The government of Brazil’s Rio de Janeiro state has expanded an unpaid work scheme for prisoners that human rights experts have denounced as illegal, official documents obtained exclusively by the Thomson Reuters Foundation show.

Brazil’s penal system has long relied on cheap prison labour to maintain its facilities, with inmates cooking, cleaning and maintaining quarters.

Rio prison

Inmates exercise during a class by the Arte de Viver (Art of Living) NGO, at Evaristo de Moraes prison in Rio de Janeiro on 12th November, 2012. PICTURE: REUTERS/Ricardo Moraes

By law, inmates must be paid to work, but last year Rio’s government created a new category of “volunteer labour” whereby inmates receive only reduced sentences.

The programme was framed as an emergency measure to keep the prisons working after Rio’s cash strapped government ran out of money to pay inmates, and was supposed to end in January.

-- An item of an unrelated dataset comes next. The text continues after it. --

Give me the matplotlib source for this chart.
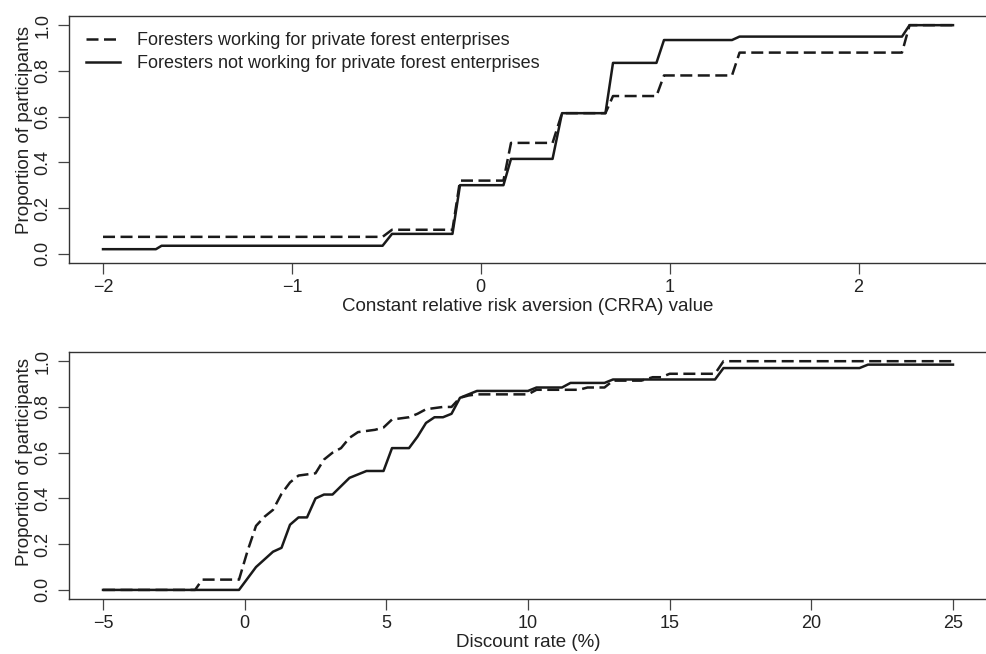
import matplotlib
matplotlib.use("Agg")
import matplotlib.pyplot as plt

# fonts
plt.rcParams["font.family"] = ["Liberation Sans", "DejaVu Sans"]

# data: CRRA panel (line vertices)
crra_private_x = [-2, -0.52, -0.47, -0.15, -0.11, 0.12, 0.16, 0.38, 0.43, 0.66, 0.70,
                  0.93, 0.97, 1.33, 1.37, 2.23, 2.27, 2.5]
crra_private_y = [0.074, 0.074, 0.105, 0.105, 0.32, 0.32, 0.485, 0.485, 0.615, 0.615, 0.69,
                  0.69, 0.78, 0.78, 0.88, 0.88, 1.0, 1.0]
crra_other_x = [-2, -1.72, -1.69, -0.52, -0.47, -0.15, -0.11, 0.12, 0.16, 0.38, 0.43, 0.66,
                0.70, 0.93, 0.97, 1.33, 1.37, 2.23, 2.27, 2.5]
crra_other_y = [0.02, 0.02, 0.035, 0.035, 0.087, 0.087, 0.30, 0.30, 0.415, 0.415, 0.615, 0.615,
                0.835, 0.835, 0.935, 0.935, 0.95, 0.95, 1.0, 1.0]

# data: discount rate panel
disc_private_x = [-5, -1.75, -1.5, -0.2, 0.1, 0.4, 0.7, 1.0, 1.3, 1.6, 1.9, 2.5, 2.8, 3.1,
                  3.4, 3.7, 4.0, 4.6, 4.9, 5.2, 5.8, 6.1, 6.4, 7.0, 7.3, 7.6, 7.9, 8.2,
                  10.0, 10.3, 11.8, 12.1, 12.7, 13.0, 14.0, 14.4, 14.7, 15.0, 16.6, 16.9, 25]
disc_private_y = [0, 0, 0.045, 0.045, 0.17, 0.28, 0.32, 0.35, 0.42, 0.47, 0.50, 0.51, 0.57, 0.60,
                  0.62, 0.665, 0.69, 0.70, 0.71, 0.745, 0.755, 0.77, 0.79, 0.80, 0.80, 0.84, 0.85, 0.855,
                  0.855, 0.875, 0.875, 0.885, 0.885, 0.915, 0.915, 0.93, 0.93, 0.945, 0.945, 1.0, 1.0]
disc_other_x = [-5, -0.2, 0.4, 1.0, 1.3, 1.6, 1.9, 2.2, 2.5, 2.8, 3.1, 3.7, 4.3, 4.9, 5.2, 5.8,
                6.1, 6.4, 6.7, 7.0, 7.3, 7.6, 8.2, 10.0, 10.3, 11.2, 11.5, 12.7, 13.0, 16.6,
                16.9, 21.7, 22.0, 25]
disc_other_y = [0, 0, 0.10, 0.167, 0.184, 0.285, 0.317, 0.317, 0.40, 0.417, 0.417, 0.49, 0.52, 0.52,
                0.62, 0.62, 0.67, 0.73, 0.755, 0.755, 0.77, 0.84, 0.87, 0.87, 0.885, 0.885, 0.905,
                0.905, 0.92, 0.92, 0.97, 0.97, 0.985, 0.985]

legend_labels = ["Foresters working for private forest enterprises",
                 "Foresters not working for private forest enterprises"]
y_ticks = [0.0, 0.2, 0.4, 0.6, 0.8, 1.0]
crra_ticks = [-2, -1, 0, 1, 2]
disc_ticks = [-5, 0, 5, 10, 15, 20, 25]

ink = "#1a1a1a"
dash = (0, (4.8, 2.2))

fig = plt.figure(figsize=(9.86, 6.54), dpi=100)
ax1 = fig.add_axes([0.070, 0.598, 0.931, 0.3775])
ax2 = fig.add_axes([0.070, 0.084, 0.931, 0.3777])


def style_axis(ax, xlim, xticks, xlabel, ylab_y):
    ax.set_xlim(*xlim)
    ax.set_ylim(-0.04, 1.04)
    ax.set_xticks(xticks)
    ax.set_yticks(y_ticks)
    ax.set_yticklabels([f"{v:.1f}" for v in y_ticks], rotation=90, va="center")
    ax.set_xlabel(xlabel, fontsize=13.5, color="#222222", labelpad=1.5)
    ax.set_ylabel("Proportion of participants", fontsize=13.5, color="#222222")
    ax.yaxis.set_label_coords(-0.039, ylab_y)
    ax.tick_params(axis="both", direction="out", length=8, width=0.9, colors="#444444",
                   labelcolor="#222222", labelsize=13)
    ax.tick_params(axis="x", pad=3.5)
    ax.tick_params(axis="y", pad=4.5)
    for side in ["left", "bottom", "top"]:
        ax.spines[side].set_linewidth(1.0)
        ax.spines[side].set_color("#333333")
    ax.spines["right"].set_visible(False)


# top panel
ax1.plot(crra_private_x, crra_private_y, color=ink, lw=1.8, linestyle=dash, label=legend_labels[0])
ax1.plot(crra_other_x, crra_other_y, color=ink, lw=1.8, label=legend_labels[1])
style_axis(ax1, (-2.18, 2.68), crra_ticks, "Constant relative risk aversion (CRRA) value", 0.54)
ax1.legend(loc="upper left", bbox_to_anchor=(0.0083, 0.972), frameon=False, borderpad=0,
           handlelength=1.9, handletextpad=0.95, labelspacing=0.35, fontsize=13,
           labelcolor="#222222")

# bottom panel
ax2.plot(disc_private_x, disc_private_y, color=ink, lw=1.8, linestyle=dash)
ax2.plot(disc_other_x, disc_other_y, color=ink, lw=1.8)
style_axis(ax2, (-6.2, 26.2), disc_ticks, "Discount rate (%)", 0.555)

fig.savefig("out.png", dpi=100)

But it was extended for 180 days on 25th February, and then expanded.

Documents obtained using Brazil’s Access of Information Law show the state’s Secretariat for Prison Administration created 749 new spots for unpaid workers in April, bringing the total to 1,990 to meet rising demand for labour in prisons.

Seap did not respond to a request for comment on the scheme’s expansion.

Denying inmates payment for work contravenes United Nations guidelines on how to treat prisoners and human rights experts have said Rio was effectively forcing inmates into modern slavery. 

Working prisoners normally receive 75 per cent of the minimum wage – about 748 reals ($US194) a month – and have their sentences reduced by one day for every three days of work. 

Labour prosecutor Guadalupe Couto, who specializes in slavery cases, said a working group of three prosecutors would be established to investigate the legality of the program.

Rio public defender Marlon Barcellos said it was a violation of prisoners’ collective rights to offer them only unpaid work.

Barcellos, the Public Defender’s Office’s coordinator for matters relating to the prison system, said he had not been formally notified of the expansion, but would study the matter. 

“It is an act violating collective rights,” he said.

The State Mechanism for the Prevention and Fight Against Torture, an independent body created to document human rights violations in detention centres, urged Rio’s government to resume payment for inmates.

“It’s fundamental that the access to reduced sentences be granted to all people imprisoned in Rio,” it said in a statement. 

“However, it is equally important that there is a plan so that the rights enshrined in the law for the work of prisoners go back to being implemented in the state at its fullest.”